"Wisconsin will not be the high water mark of the attack on unions, public employees, and the middle class," Kraig said. "You will see more Walker-like politicians elected in other states, and you will see more current governors taking this type of attack."
When I interviewed Walker a couple of months ago, that was his prediction, too, though he naturally didn't put it in quite those terms. If he prevailed in the recall, he told me, "It suggests to other elected officials that you can tackle tough issues, you can face the wrath of organized special interests like the public employee unions, and ultimately prevail," he said. "They're not going to be able to bully and intimidate people who are trying to act in the best interest of the taxpayers."
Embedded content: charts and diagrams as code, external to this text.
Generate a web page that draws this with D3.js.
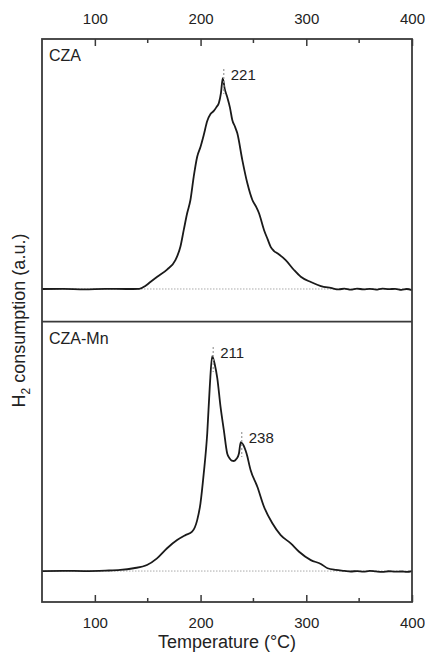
<!DOCTYPE html>
<html lang="en">
<head>
<meta charset="utf-8">
<title>H2-TPR</title>
<script src="https://cdn.jsdelivr.net/npm/d3@7"></script>
<style>
  body { margin: 0; background: #fff; }
  text { font-family: "Liberation Sans", Arial, sans-serif; fill: #222; }
  .frame { fill: none; stroke: #3a3a3a; stroke-width: 1.8px; }
  .curve { fill: none; stroke: #1a1a1a; stroke-width: 1.8px; stroke-linejoin: round; }
  .base { stroke: #aaa; stroke-width: 1px; stroke-dasharray: 1.5 1.5; }
  .peak { stroke: #999; stroke-width: 1.2px; stroke-dasharray: 2 2; }
</style>
</head>
<body>
<svg id="chart" width="425" height="655"></svg>
<script>

// temperature (°C) and H2 signal (a.u., baseline = 0, main peak = 1)
var czaT = [50, 70, 90, 110, 130, 142, 147.7, 152.5, 159, 168.3, 176.2, 180.9, 184.1, 187.3, 190.4, 193.5,
  196.8, 199.9, 203, 206.3, 209.4, 212.5, 215, 217.3, 219.3, 221, 222.8, 225.2, 227.8, 230, 232.5,
  234.7, 239.5, 244.2, 249, 252.5, 255.2, 260, 263.5, 266.3, 269.5, 272.7, 280.5, 288.4, 294.8, 304.3,
  313.8, 323.2, 330.8, 336, 342, 348, 354, 360, 366, 372, 378, 384, 390, 395, 400];
var czaV = [0, 0.001, -0.002, 0.001, 0, 0.001, 0.014, 0.033, 0.058, 0.092, 0.137, 0.2, 0.28, 0.359, 0.422, 0.532,
  0.627, 0.673, 0.73, 0.796, 0.829, 0.844, 0.862, 0.882, 0.93, 1.0, 0.95, 0.91, 0.86, 0.801, 0.77,
  0.739, 0.611, 0.502, 0.422, 0.39, 0.36, 0.28, 0.235, 0.2, 0.18, 0.169, 0.137, 0.09, 0.058, 0.033,
  0.014, 0.005, -0.002, 0.002, -0.003, 0.002, -0.002, 0.001, -0.003, 0.002, -0.001, 0.001, -0.004, 0.0, -0.005];

var mnT = [50, 70, 90, 110, 124, 136.6, 149.3, 158.8, 168.3, 177.8, 185.7, 192, 196.8, 199.9, 203, 206.3,
  208.7, 211, 213.5, 215.8, 218.9, 222, 225.2, 227.4, 229.5, 231.5, 234, 236.3, 238, 240, 243.5,
  247.3, 253.7, 260, 267.9, 275.8, 285.3, 293.2, 304.3, 313.8, 320.1, 328, 335.9, 342, 348, 354, 360,
  366, 372, 378, 384, 390, 395, 400];
var mnV = [0, 0.001, 0, 0.002, 0.005, 0.013, 0.028, 0.059, 0.106, 0.144, 0.167, 0.183, 0.237, 0.315, 0.454, 0.64,
  0.857, 1.0, 0.96, 0.898, 0.764, 0.656, 0.547, 0.525, 0.514, 0.512, 0.522, 0.547, 0.6, 0.59, 0.547,
  0.47, 0.392, 0.299, 0.222, 0.167, 0.129, 0.09, 0.051, 0.033, 0.013, 0.005, 0.001, -0.002, 0.0, -0.003, 0.001,
  -0.002, -0.004, -0.001, -0.003, -0.002, -0.004, 0.0];

var panelNames = ["CZA", "CZA-Mn"];
var peakTemps = [[221], [211, 238]];
var peakVals = [[1.0], [1.0, 0.605]];
var xMajor = [100, 200, 300, 400];
var xMinor = [150, 250, 350];

(function() {
  var svg = d3.select("#chart");

  var pLeft = 42, pRight = 412, pTop = 39, pMid = 321.7, pBottom = 602;

  var x = d3.scaleLinear().domain([50, 400]).range([pLeft, pRight]);

  var panels = [
    {name: panelNames[0], T: czaT, V: czaV, peaks: peakTemps[0], pv: peakVals[0],
     y: d3.scaleLinear().domain([-0.155, 1.185]).range([pMid, pTop])},
    {name: panelNames[1], T: mnT, V: mnV, peaks: peakTemps[1], pv: peakVals[1],
     y: d3.scaleLinear().domain([-0.144, 1.16]).range([pBottom, pMid])}
  ];

  panels.forEach(function(p) {
    var g = svg.append("g");
    var pts = p.T.map(function(t, i) { return [t, p.V[i]]; });

    // dotted baseline
    g.append("line").attr("class", "base")
      .attr("x1", pLeft).attr("x2", pRight)
      .attr("y1", p.y(0)).attr("y2", p.y(0));

    var line = d3.line()
      .x(function(d) { return x(d[0]); })
      .y(function(d) { return p.y(d[1]); })
      .curve(d3.curveMonotoneX);

    g.append("path").attr("class", "curve").attr("d", line(pts));

    // peak markers + labels
    p.peaks.forEach(function(t, i) {
      var yp = p.y(p.pv[i]);
      g.append("line").attr("class", "peak")
        .attr("x1", x(t) + 1).attr("x2", x(t) + 1)
        .attr("y1", yp - 9).attr("y2", yp + 16);
      g.append("text")
        .attr("x", x(t) + 8).attr("y", yp + 2)
        .style("font-size", "15px")
        .text(t);
    });

    g.append("text")
      .attr("x", pLeft + 7).attr("y", p.y.range()[1] + 22)
      .style("font-size", "16px")
      .text(p.name);
  });

  // top and bottom axes, ticks pointing inward
  var topAxis = d3.axisTop(x).tickValues(xMajor).tickSize(-7).tickPadding(15).tickFormat(d3.format("d"));
  var botAxis = d3.axisBottom(x).tickValues(xMajor).tickSize(-7).tickPadding(15).tickFormat(d3.format("d"));

  var gt = svg.append("g").attr("transform", "translate(0," + pTop + ")").call(topAxis);
  var gb = svg.append("g").attr("transform", "translate(0," + pBottom + ")").call(botAxis);
  [gt, gb].forEach(function(g) {
    g.select(".domain").remove();
    g.selectAll(".tick line").attr("stroke", "#3a3a3a").attr("stroke-width", 1.5);
    g.selectAll(".tick text").style("font-size", "15px").attr("fill", "#222")
      .style("font-family", "'Liberation Sans', Arial, sans-serif");
  });

  xMinor.forEach(function(t) {
    svg.append("line").attr("x1", x(t)).attr("x2", x(t)).attr("y1", pTop).attr("y2", pTop + 4)
      .attr("stroke", "#3a3a3a").attr("stroke-width", 1.5);
    svg.append("line").attr("x1", x(t)).attr("x2", x(t)).attr("y1", pBottom).attr("y2", pBottom - 4)
      .attr("stroke", "#3a3a3a").attr("stroke-width", 1.5);
  });

  // frames
  svg.append("rect").attr("class", "frame")
    .attr("x", pLeft).attr("y", pTop).attr("width", pRight - pLeft).attr("height", pBottom - pTop);
  svg.append("line").attr("class", "frame")
    .attr("x1", pLeft).attr("x2", pRight).attr("y1", pMid).attr("y2", pMid);

  // axis titles
  svg.append("text")
    .attr("x", (pLeft + pRight) / 2).attr("y", 648)
    .attr("text-anchor", "middle")
    .style("font-size", "18px")
    .text("Temperature (°C)");

  var yt = svg.append("text")
    .attr("transform", "translate(25," + ((pTop + pBottom) / 2) + ") rotate(-90)")
    .attr("text-anchor", "middle")
    .style("font-size", "18px");
  yt.append("tspan").text("H");
  yt.append("tspan").attr("dy", 5).style("font-size", "12px").text("2");
  yt.append("tspan").attr("dy", -5).text(" consumption (a.u.)");
})();

</script>
</body>
</html>
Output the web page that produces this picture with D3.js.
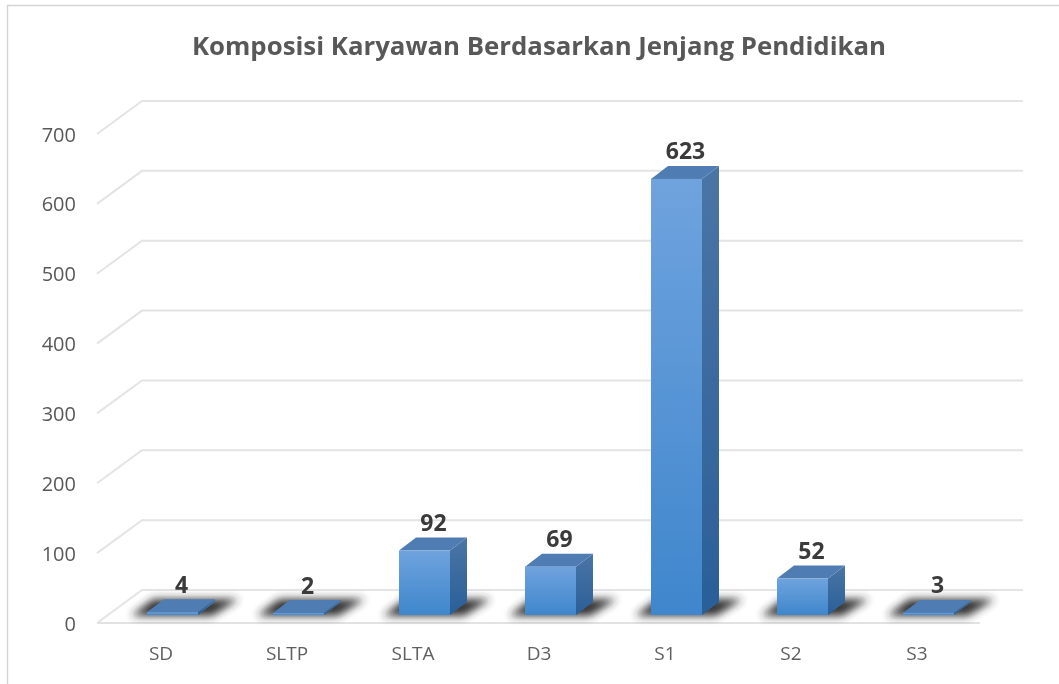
<!DOCTYPE html>
<html><head><meta charset="utf-8">
<script src="https://cdn.jsdelivr.net/npm/d3@7"></script>
<style>html,body{margin:0;background:#fff}svg{display:block}</style></head>
<body><svg id="c" width="1059" height="684"></svg>
<script>
const categories=["SD","SLTP","SLTA","D3","S1","S2","S3"];
const values=[4,2,92,69,623,52,3];
const axisTicks=[0,100,200,300,400,500,600,700];
const title="Komposisi Karyawan Berdasarkan Jenjang Pendidikan";

const FONT="'Open Sans', Carlito, sans-serif";
const svg=d3.select("#c");
const defs=svg.append("defs");
const grad=defs.append("linearGradient").attr("id","front").attr("x1",0).attr("y1",0).attr("x2",0).attr("y2",1);
grad.append("stop").attr("offset","0%").attr("stop-color","#6fa3de");
grad.append("stop").attr("offset","100%").attr("stop-color","#3f86cc");
const sideGrad=defs.append("linearGradient").attr("id","side").attr("x1",0).attr("y1",0).attr("x2",0).attr("y2",1);
sideGrad.append("stop").attr("offset","0%").attr("stop-color","#4a75a6");
sideGrad.append("stop").attr("offset","100%").attr("stop-color","#2a5f98");
const blur=defs.append("filter").attr("id","sh").attr("x","-40%").attr("y","-100%").attr("width","180%").attr("height","300%");
blur.append("feGaussianBlur").attr("stdDeviation",4);
const soft=defs.append("filter").attr("id","soft").attr("filterUnits","userSpaceOnUse")
  .attr("x",0).attr("y",0).attr("width",1059).attr("height",684);
soft.append("feGaussianBlur").attr("stdDeviation",0.45);

const root=svg.append("g").attr("filter","url(#soft)");
// frame: open on the right and bottom, running off the picture
root.append("path").attr("d","M7.5,684V5.5H1059").attr("fill","none").attr("stroke","#d4d4d4").attr("stroke-width",1.4);

const y=d3.scaleLinear().domain([0,700]).range([623,134]);
const depthX=45,depthY=33;
const x0=97,x1=980;
const g=root.append("g");
g.selectAll("path.grid").data(axisTicks).join("path").attr("class","grid")
  .attr("d",d=>`M${x0},${y(d)}L${x0+depthX},${y(d)-depthY}L${x1+depthX-2},${y(d)-depthY}`)
  .attr("fill","none").attr("stroke","#e4e4e4").attr("stroke-width",2);
g.append("path").attr("d",`M${x0},${y(0)}H${x1}`).attr("stroke","#e2e2e2").attr("stroke-width",2);

root.selectAll("text.yt").data(axisTicks).join("text").attr("class","yt")
  .attr("x",76).attr("y",d=>y(d)+7.5).attr("text-anchor","end")
  .attr("font-family",FONT).attr("font-size",20).attr("fill","#595959").text(d=>d);

const band=d3.scaleBand().domain(categories).range([85,85+126*7]).paddingInner(0);
const bw=51,dx=17,dy=13,base=615,py=d3.scaleLinear().domain([0,700]).range([0,490]);
root.selectAll("text.xt").data(categories).join("text").attr("class","xt")
  .attr("x",d=>band(d)+76).attr("y",660).attr("text-anchor","middle")
  .attr("font-family",FONT).attr("font-size",19).attr("fill","#5f5f5f").text(d=>d);

const bars=root.selectAll("g.bar").data(categories.map((c,i)=>({c,v:values[i]}))).join("g").attr("class","bar")
  .attr("transform",d=>`translate(${band(d.c)+62},0)`);
bars.append("path").attr("filter","url(#sh)").attr("fill","#262626").attr("opacity",.95)
  .attr("d",`M-16,${base+1}L6,${base-16}H${bw+dx+24}L${bw+14},${base+1}Z`);
bars.append("path").attr("fill","url(#side)")
  .attr("d",d=>`M${bw},${base-Math.max(py(d.v),2)}l${dx},${-dy}V${base-dy}l${-dx},${dy}Z`);
bars.append("path").attr("fill","#4f7db3")
  .attr("d",d=>`M0,${base-Math.max(py(d.v),2)}l${dx},${-dy}h${bw}l${-dx},${dy}Z`);
bars.append("rect").attr("fill","url(#front)").attr("x",0).attr("width",bw)
  .attr("y",d=>base-Math.max(py(d.v),2)).attr("height",d=>Math.max(py(d.v),2));
bars.append("text").attr("x",bw/2+9).attr("y",d=>base-Math.max(py(d.v),2)-dy-6.5).attr("text-anchor","middle")
  .attr("font-family",FONT).attr("font-weight",700).attr("font-size",23).attr("fill","#3a3a3a").text(d=>d.v);

root.append("text").attr("x",539).attr("y",55).attr("text-anchor","middle")
  .attr("font-family",FONT).attr("font-weight",700).attr("font-size",25.8).attr("fill","#595959").text(title);
</script></body></html>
It's not only Republican governors, Walker noted, who are pushing to reform the pension, benefit and pay privileges enjoyed by public workers. He pointed to the efforts of Deval Patrick in Massachusetts, Lincoln Chafee (a liberal independent) in Rhode Island, Andrew Cuomo in New York and Jerry Brown in California, all of whom have approached the issue of public sector pension reform, if in less inflammatory manner.
The results for the labor movement, of which the public sector is now the backbone, could be dire. Already, there are signs Walker has succeeded in crippling Wisconsin's unions, whose membership has sharply declined since his reforms made it easier for workers to opt out and harder for the groups to gain recognition. In just over a year, the union representing state workers has seen its membership drop by two-thirds, while the American Federation of Teachers has lost more than a third of the 17,000 members it formerly claimed in Wisconsin, according to the Wall Street Journal.
Does Walker's win mean President Obama is going to lose? Certainly not. Exit polls from Tuesday's vote showed the same electorate that retained Walker would have voted for Obama over Mitt Romney by a wide margin, 51 percent to 44 percent. (Though these exit polls appear to have initially underestimated Walker's winning margin, they were later adjusted to reflect the final vote, and pre-election polls found similar results.) Alec MacGillis has suggested that this may reflect a desire to maintain the status quo among independents satisfied with the general direction of the economy. And November's electorate won't be the same one that retained Walker.
But if the recall is not a harbinger of the presidential election, it is also not meaningless as a foretaste. The massive mobilization drive -- more Wisconsinites turned out for a special election in the middle of June than turned out for the November 2010 election, a shocking feat -- gave both parties a chance to test-drive and fine-tune their sophisticated voter-turnout operations, as well as a peek at what the other side is capable of. One Wisconsin Democrat involved in the presidential election told me the recall has been an invaluable opportunity to vet and refine voter lists. Republicans have similarly been boasting for weeks about the voter-contact operation they activated to get out the vote for the recall.